Et surtout être épaulé par un psychologue, car à ce stade-là, il est très compliqué de s’extraire seul.e de cette logique mortifère. Il faut d’urgence remettre à plat les situations, les comportements, les croyances qui ont amené à cette dérive dont le patient n’est pas le fait. Il faut surtout en prendre conscience, l’accepter également. C’est le plus douloureux, le plus perturbant… comme stopper un TGV lancé à toute vitesse vers une muraille ou une falaise, avant l’impact fatal.

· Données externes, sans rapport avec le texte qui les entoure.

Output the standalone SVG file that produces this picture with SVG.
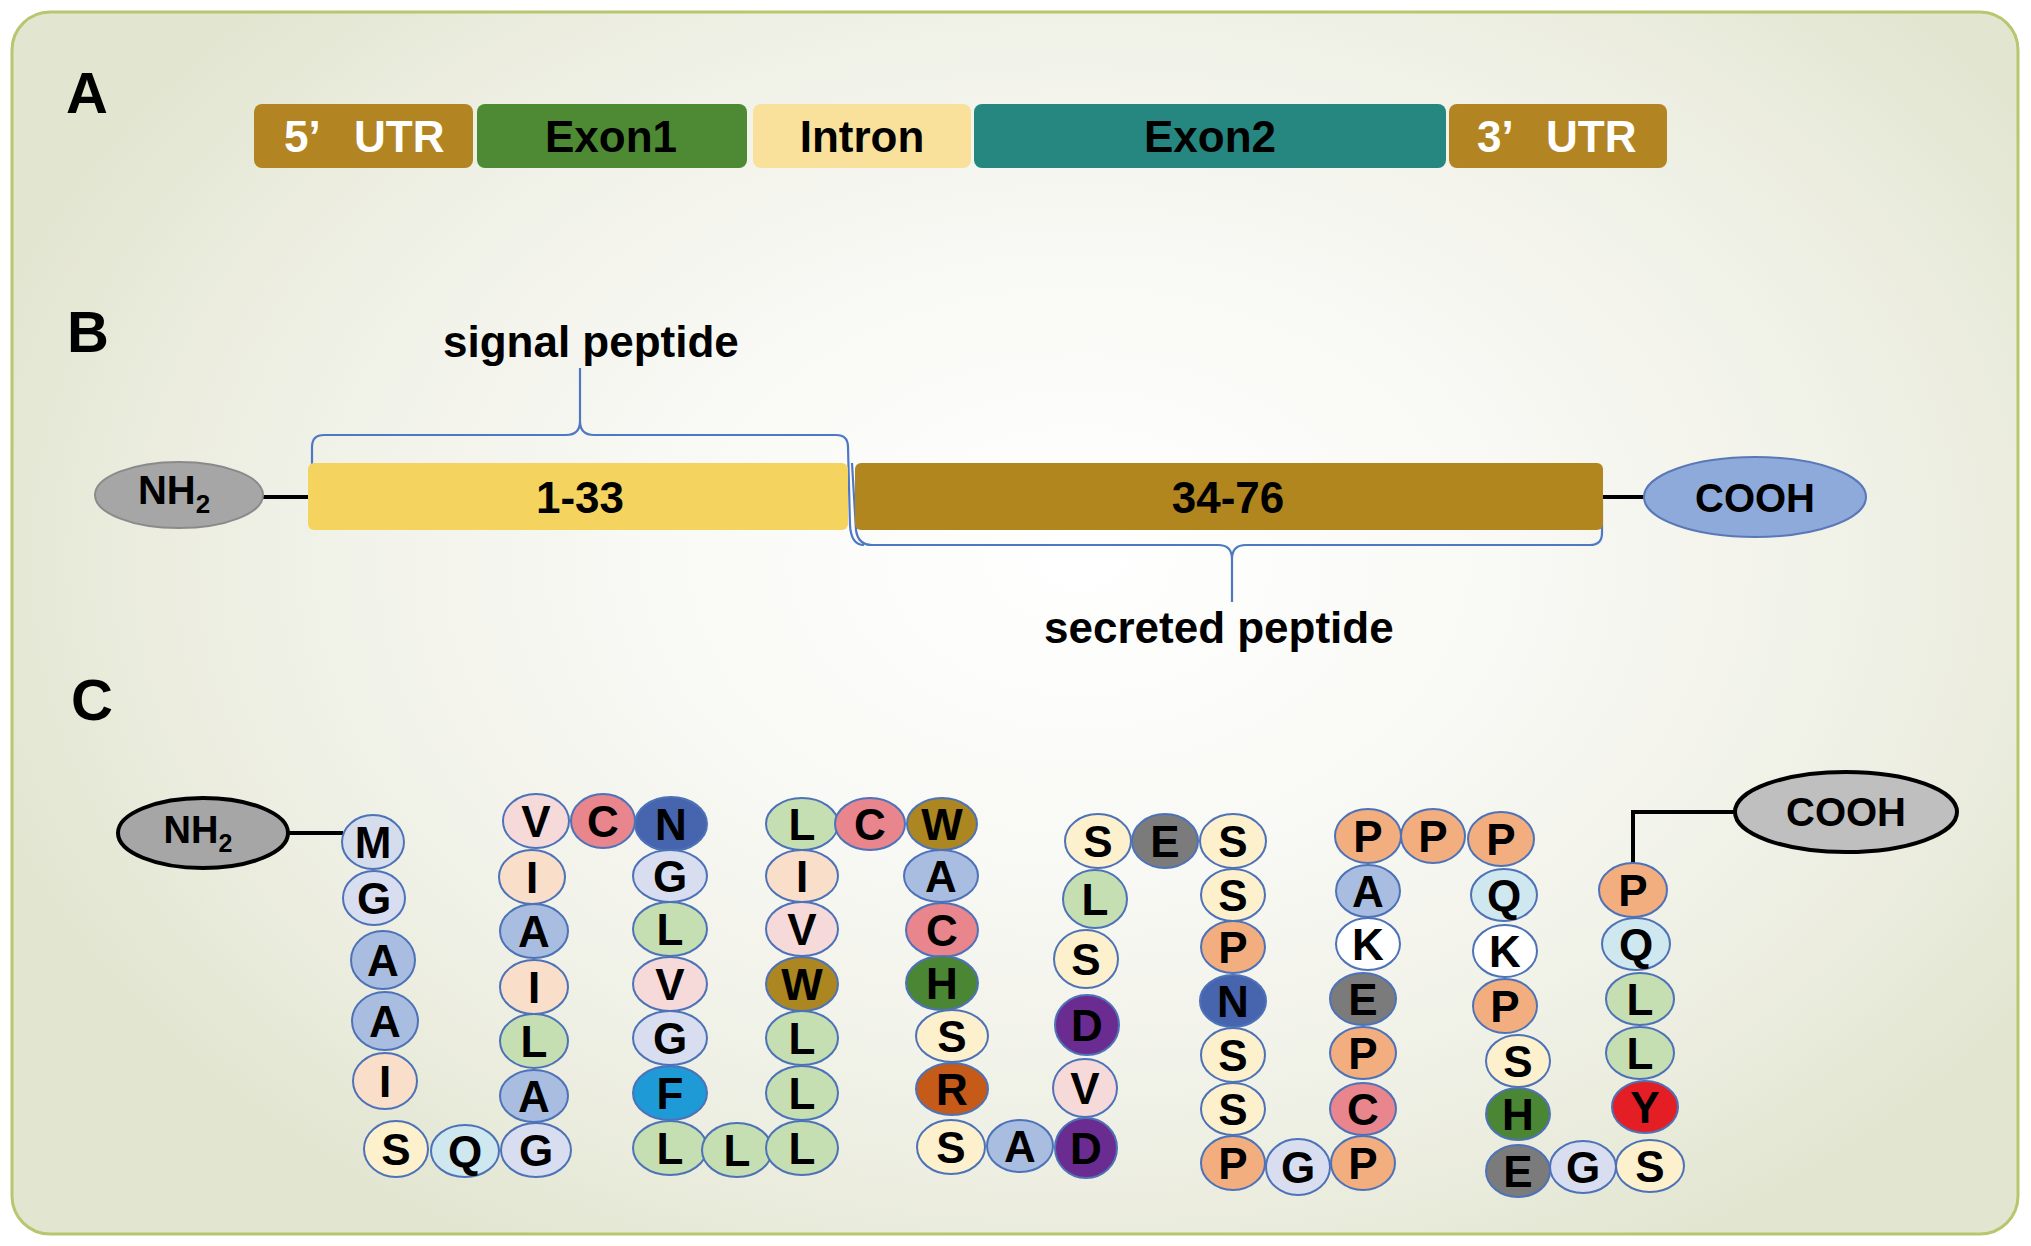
<svg xmlns="http://www.w3.org/2000/svg" width="2031" height="1246" viewBox="0 0 2031 1246">
<defs>
<radialGradient id="bg" gradientUnits="userSpaceOnUse" cx="1080" cy="560" r="1150" gradientTransform="translate(1080 560) scale(1 0.7) translate(-1080 -560)">
<stop offset="0" stop-color="#ffffff"/>
<stop offset="0.4" stop-color="#f8f8f4"/>
<stop offset="0.75" stop-color="#eeefe3"/>
<stop offset="1" stop-color="#e2e5d0"/>
</radialGradient>
<style>
text{font-family:"Liberation Sans",Arial,sans-serif;font-weight:bold;fill:#000}
.panel{font-size:58px}
.t44{font-size:44px}
.mid{text-anchor:middle}
.wht{fill:#fff}
.aa ellipse{stroke:#4d72b8;stroke-width:2}
.aa text{font-size:44px;text-anchor:middle}
.brace{fill:none;stroke:#4f78c4;stroke-width:2.2}
.link{fill:none;stroke:#000;stroke-width:4}
.M{fill:#d5dcec}.G{fill:#d8def0}.A{fill:#a8bde0}.I{fill:#f9dfca}.S{fill:#fdf0cd}.Q{fill:#cfe7ef}
.L{fill:#c5dfb3}.V{fill:#f6dada}.C{fill:#e8858d}.N{fill:#4764ae}.F{fill:#1e9ad7}.W{fill:#ab8621}
.H{fill:#4a8633}.R{fill:#c55a19}.D{fill:#6a2c90}.E{fill:#7b7b7b}.P{fill:#f3ae80}.K{fill:#ffffff}.Y{fill:#e41e25}
</style>
</defs>
<rect x="0" y="0" width="2031" height="1246" fill="#ffffff"/>
<rect id="frame" x="12" y="12" width="2006" height="1222" rx="38" ry="38" fill="url(#bg)" stroke="#b9c56f" stroke-width="3"/>

<g id="panel-labels">
<text class="panel" x="66" y="113">A</text>
<text class="panel" x="67" y="352">B</text>
<text class="panel" x="71" y="720">C</text>
</g>

<!-- Panel A -->
<g id="gene">
<g id="utr5"><rect x="254" y="104" width="219" height="64" rx="8" fill="#b38522"/>
<text class="t44 wht"><tspan x="284" y="152">5’ </tspan><tspan x="354" y="152">UTR</tspan></text></g>
<g id="exon1"><rect x="477" y="104" width="270" height="64" rx="8" fill="#4e8a33"/>
<text class="t44 mid" x="611" y="152">Exon1</text></g>
<g id="intron"><rect x="753" y="104" width="218" height="64" rx="8" fill="#f9e19b"/>
<text class="t44 mid" x="862" y="152">Intron</text></g>
<g id="exon2"><rect x="974" y="104" width="472" height="64" rx="8" fill="#25877f"/>
<text class="t44 mid" x="1210" y="152">Exon2</text></g>
<g id="utr3"><rect x="1449" y="104" width="218" height="64" rx="8" fill="#b38522"/>
<text class="t44 wht"><tspan x="1477" y="152">3’ </tspan><tspan x="1546" y="152">UTR</tspan></text></g>
</g>

<!-- Panel B -->
<g id="braces">
<path class="brace" d="M312,495 L312,447 Q312,435 324,435 L566,435 Q580,435 580,421 L580,368 M580,421 Q580,435 594,435 L836,435 Q848,435 848,447 L850,525 Q851,545 864,545"/>
<path class="brace" d="M852,463 L856,530 Q858,545 872,545 L1218,545 Q1232,545 1232,559 L1232,602 M1232,559 Q1232,545 1246,545 L1590,545 Q1602,545 1602,533 L1602,500"/>
</g>
<g id="connectors-b">
<line class="link" x1="262" y1="497" x2="310" y2="497" stroke-width="5"/>
<line class="link" x1="1600" y1="497" x2="1646" y2="497" stroke-width="5"/>
</g>
<g id="nh2-b"><ellipse cx="179" cy="495" rx="84" ry="33" fill="#a6a6a6" stroke="#8a8a8a" stroke-width="2"/>
<text x="174" y="504" class="mid" style="font-size:40px">NH<tspan style="font-size:26px" dy="9">2</tspan></text></g>
<g id="sig"><rect x="308" y="463" width="540" height="67" rx="6" fill="#f4d35f"/>
<text class="t44 mid" x="580" y="513">1-33</text></g>
<g id="mature"><rect x="855" y="463" width="748" height="67" rx="6" fill="#b1861f"/>
<text class="t44 mid" x="1228" y="513">34-76</text></g>
<g id="cooh-b"><ellipse cx="1755" cy="497" rx="111" ry="40" fill="#8eaadb" stroke="#5a78b8" stroke-width="2"/>
<text class="mid" x="1755" y="512" style="font-size:40px">COOH</text></g>
<text class="t44" x="443" y="357">signal peptide</text>
<text class="t44" x="1044" y="643">secreted peptide</text>

<!-- Panel C -->
<g id="connectors-c">
<line class="link" x1="288" y1="833" x2="343" y2="833" stroke-width="3.5"/>
<polyline class="link" points="1633,864 1633,812 1736,812" stroke-width="3.5"/>
</g>
<g id="nh2-c"><ellipse cx="203" cy="833" rx="85" ry="35" fill="#a6a6a6" stroke="#000" stroke-width="4"/>
<text x="198" y="843" class="mid" style="font-size:38px">NH<tspan style="font-size:25px" dy="9">2</tspan></text></g>
<g id="cooh-c"><ellipse cx="1846" cy="812" rx="111" ry="40" fill="#bfbfbf" stroke="#000" stroke-width="4"/>
<text class="mid" x="1846" y="826" style="font-size:40px">COOH</text></g>

<g id="peptide" class="aa">
<g id="aa1" transform="translate(373,842)"><ellipse rx="31" ry="27" class="M"/><text y="16">M</text></g>
<g id="aa2" transform="translate(374,898)"><ellipse rx="31" ry="27" class="G"/><text y="16">G</text></g>
<g id="aa3" transform="translate(383,960)"><ellipse rx="32" ry="29" class="A"/><text y="16">A</text></g>
<g id="aa4" transform="translate(385,1021)"><ellipse rx="33" ry="29" class="A"/><text y="16">A</text></g>
<g id="aa5" transform="translate(385,1081)"><ellipse rx="32" ry="28" class="I"/><text y="16">I</text></g>
<g id="aa6" transform="translate(396,1149)"><ellipse rx="32" ry="28" class="S"/><text y="16">S</text></g>
<g id="aa7" transform="translate(465,1151)"><ellipse rx="34" ry="26" class="Q"/><text y="16">Q</text></g>
<g id="aa8" transform="translate(536,1150)"><ellipse rx="35" ry="27" class="G"/><text y="16">G</text></g>
<g id="aa9" transform="translate(534,1096)"><ellipse rx="34" ry="26" class="A"/><text y="16">A</text></g>
<g id="aa10" transform="translate(534,1041)"><ellipse rx="34" ry="27" class="L"/><text y="16">L</text></g>
<g id="aa11" transform="translate(534,987)"><ellipse rx="34" ry="27" class="I"/><text y="16">I</text></g>
<g id="aa12" transform="translate(534,931)"><ellipse rx="34" ry="27" class="A"/><text y="16">A</text></g>
<g id="aa13" transform="translate(532,877)"><ellipse rx="33" ry="27" class="I"/><text y="16">I</text></g>
<g id="aa14" transform="translate(536,821)"><ellipse rx="33" ry="27" class="V"/><text y="16">V</text></g>
<g id="aa15" transform="translate(603,821)"><ellipse rx="32" ry="27" class="C"/><text y="16">C</text></g>
<g id="aa16" transform="translate(671,824)"><ellipse rx="36" ry="27" class="N"/><text y="16">N</text></g>
<g id="aa17" transform="translate(670,876)"><ellipse rx="37" ry="26" class="G"/><text y="16">G</text></g>
<g id="aa18" transform="translate(670,929)"><ellipse rx="37" ry="27" class="L"/><text y="16">L</text></g>
<g id="aa19" transform="translate(670,984)"><ellipse rx="37" ry="27" class="V"/><text y="16">V</text></g>
<g id="aa20" transform="translate(670,1038)"><ellipse rx="37" ry="27" class="G"/><text y="16">G</text></g>
<g id="aa21" transform="translate(670,1093)"><ellipse rx="37" ry="27" class="F"/><text y="16">F</text></g>
<g id="aa22" transform="translate(670,1148)"><ellipse rx="37" ry="27" class="L"/><text y="16">L</text></g>
<g id="aa23" transform="translate(737,1150)"><ellipse rx="35" ry="27" class="L"/><text y="16">L</text></g>
<g id="aa24" transform="translate(802,1148)"><ellipse rx="36" ry="27" class="L"/><text y="16">L</text></g>
<g id="aa25" transform="translate(802,1093)"><ellipse rx="36" ry="27" class="L"/><text y="16">L</text></g>
<g id="aa26" transform="translate(802,1038)"><ellipse rx="36" ry="27" class="L"/><text y="16">L</text></g>
<g id="aa27" transform="translate(802,984)"><ellipse rx="36" ry="27" class="W"/><text y="16">W</text></g>
<g id="aa28" transform="translate(802,929)"><ellipse rx="36" ry="27" class="V"/><text y="16">V</text></g>
<g id="aa29" transform="translate(802,876)"><ellipse rx="36" ry="26" class="I"/><text y="16">I</text></g>
<g id="aa30" transform="translate(802,824)"><ellipse rx="36" ry="26" class="L"/><text y="16">L</text></g>
<g id="aa31" transform="translate(870,824)"><ellipse rx="35" ry="26" class="C"/><text y="16">C</text></g>
<g id="aa32" transform="translate(942,824)"><ellipse rx="35" ry="26" class="W"/><text y="16">W</text></g>
<g id="aa33" transform="translate(941,876)"><ellipse rx="37" ry="26" class="A"/><text y="16">A</text></g>
<g id="aa34" transform="translate(942,930)"><ellipse rx="36" ry="27" class="C"/><text y="16">C</text></g>
<g id="aa35" transform="translate(942,983)"><ellipse rx="36" ry="27" class="H"/><text y="16">H</text></g>
<g id="aa36" transform="translate(952,1036)"><ellipse rx="36" ry="26" class="S"/><text y="16">S</text></g>
<g id="aa37" transform="translate(952,1089)"><ellipse rx="36" ry="26" class="R"/><text y="16">R</text></g>
<g id="aa38" transform="translate(951,1147)"><ellipse rx="34" ry="27" class="S"/><text y="16">S</text></g>
<g id="aa39" transform="translate(1020,1146)"><ellipse rx="33" ry="26" class="A"/><text y="16">A</text></g>
<g id="aa40" transform="translate(1086,1148)"><ellipse rx="31" ry="30" class="D"/><text y="16">D</text></g>
<g id="aa41" transform="translate(1085,1088)"><ellipse rx="32" ry="29" class="V"/><text y="16">V</text></g>
<g id="aa42" transform="translate(1087,1025)"><ellipse rx="32" ry="30" class="D"/><text y="16">D</text></g>
<g id="aa43" transform="translate(1086,959)"><ellipse rx="32" ry="29" class="S"/><text y="16">S</text></g>
<g id="aa44" transform="translate(1095,899)"><ellipse rx="32" ry="29" class="L"/><text y="16">L</text></g>
<g id="aa45" transform="translate(1098,841)"><ellipse rx="33" ry="27" class="S"/><text y="16">S</text></g>
<g id="aa46" transform="translate(1165,841)"><ellipse rx="33" ry="27" class="E"/><text y="16">E</text></g>
<g id="aa47" transform="translate(1233,841)"><ellipse rx="33" ry="27" class="S"/><text y="16">S</text></g>
<g id="aa48" transform="translate(1233,895)"><ellipse rx="32" ry="26" class="S"/><text y="16">S</text></g>
<g id="aa49" transform="translate(1233,947)"><ellipse rx="32" ry="26" class="P"/><text y="16">P</text></g>
<g id="aa50" transform="translate(1233,1001)"><ellipse rx="33" ry="26" class="N"/><text y="16">N</text></g>
<g id="aa51" transform="translate(1233,1055)"><ellipse rx="32" ry="27" class="S"/><text y="16">S</text></g>
<g id="aa52" transform="translate(1233,1109)"><ellipse rx="32" ry="26" class="S"/><text y="16">S</text></g>
<g id="aa53" transform="translate(1233,1163)"><ellipse rx="32" ry="27" class="P"/><text y="16">P</text></g>
<g id="aa54" transform="translate(1298,1167)"><ellipse rx="32" ry="28" class="G"/><text y="16">G</text></g>
<g id="aa55" transform="translate(1363,1163)"><ellipse rx="32" ry="27" class="P"/><text y="16">P</text></g>
<g id="aa56" transform="translate(1363,1109)"><ellipse rx="33" ry="26" class="C"/><text y="16">C</text></g>
<g id="aa57" transform="translate(1363,1053)"><ellipse rx="33" ry="26" class="P"/><text y="16">P</text></g>
<g id="aa58" transform="translate(1363,999)"><ellipse rx="33" ry="26" class="E"/><text y="16">E</text></g>
<g id="aa59" transform="translate(1368,944)"><ellipse rx="32" ry="26" class="K"/><text y="16">K</text></g>
<g id="aa60" transform="translate(1368,891)"><ellipse rx="32" ry="26" class="A"/><text y="16">A</text></g>
<g id="aa61" transform="translate(1368,836)"><ellipse rx="33" ry="27" class="P"/><text y="16">P</text></g>
<g id="aa62" transform="translate(1433,836)"><ellipse rx="32" ry="27" class="P"/><text y="16">P</text></g>
<g id="aa63" transform="translate(1501,839)"><ellipse rx="33" ry="27" class="P"/><text y="16">P</text></g>
<g id="aa64" transform="translate(1504,895)"><ellipse rx="33" ry="26" class="Q"/><text y="16">Q</text></g>
<g id="aa65" transform="translate(1505,951)"><ellipse rx="32" ry="26" class="K"/><text y="16">K</text></g>
<g id="aa66" transform="translate(1505,1006)"><ellipse rx="32" ry="27" class="P"/><text y="16">P</text></g>
<g id="aa67" transform="translate(1518,1061)"><ellipse rx="32" ry="26" class="S"/><text y="16">S</text></g>
<g id="aa68" transform="translate(1518,1114)"><ellipse rx="32" ry="26" class="H"/><text y="16">H</text></g>
<g id="aa69" transform="translate(1518,1171)"><ellipse rx="32" ry="26" class="E"/><text y="16">E</text></g>
<g id="aa70" transform="translate(1583,1167)"><ellipse rx="33" ry="26" class="G"/><text y="16">G</text></g>
<g id="aa71" transform="translate(1650,1166)"><ellipse rx="34" ry="26" class="S"/><text y="16">S</text></g>
<g id="aa72" transform="translate(1645,1107)"><ellipse rx="33" ry="26" class="Y"/><text y="16">Y</text></g>
<g id="aa73" transform="translate(1640,1053)"><ellipse rx="34" ry="26" class="L"/><text y="16">L</text></g>
<g id="aa74" transform="translate(1640,999)"><ellipse rx="34" ry="26" class="L"/><text y="16">L</text></g>
<g id="aa75" transform="translate(1636,944)"><ellipse rx="34" ry="26" class="Q"/><text y="16">Q</text></g>
<g id="aa76" transform="translate(1633,890)"><ellipse rx="34" ry="27" class="P"/><text y="16">P</text></g>
</g>
</svg>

N’oublions pas que l’organisation du travail et de l’entreprise repose sur une compétitivité féroce qui encourage les salariés à adopter un rythme de production soutenu. C’est une logique, une mentalité dont on saisit le côté létal bien trop tard malheureusement, quand on ne peut plus rien faire que subir son burn-out, avec le risque de ne jamais s’en relever. Considéré comme une phase préliminaire au burn-out, le burn-in est une notion encore méconnue du grand public. Il est pourtant impératif d’en savoir l’existence et le fonctionnement pour prévenir l’épuisement professionnel.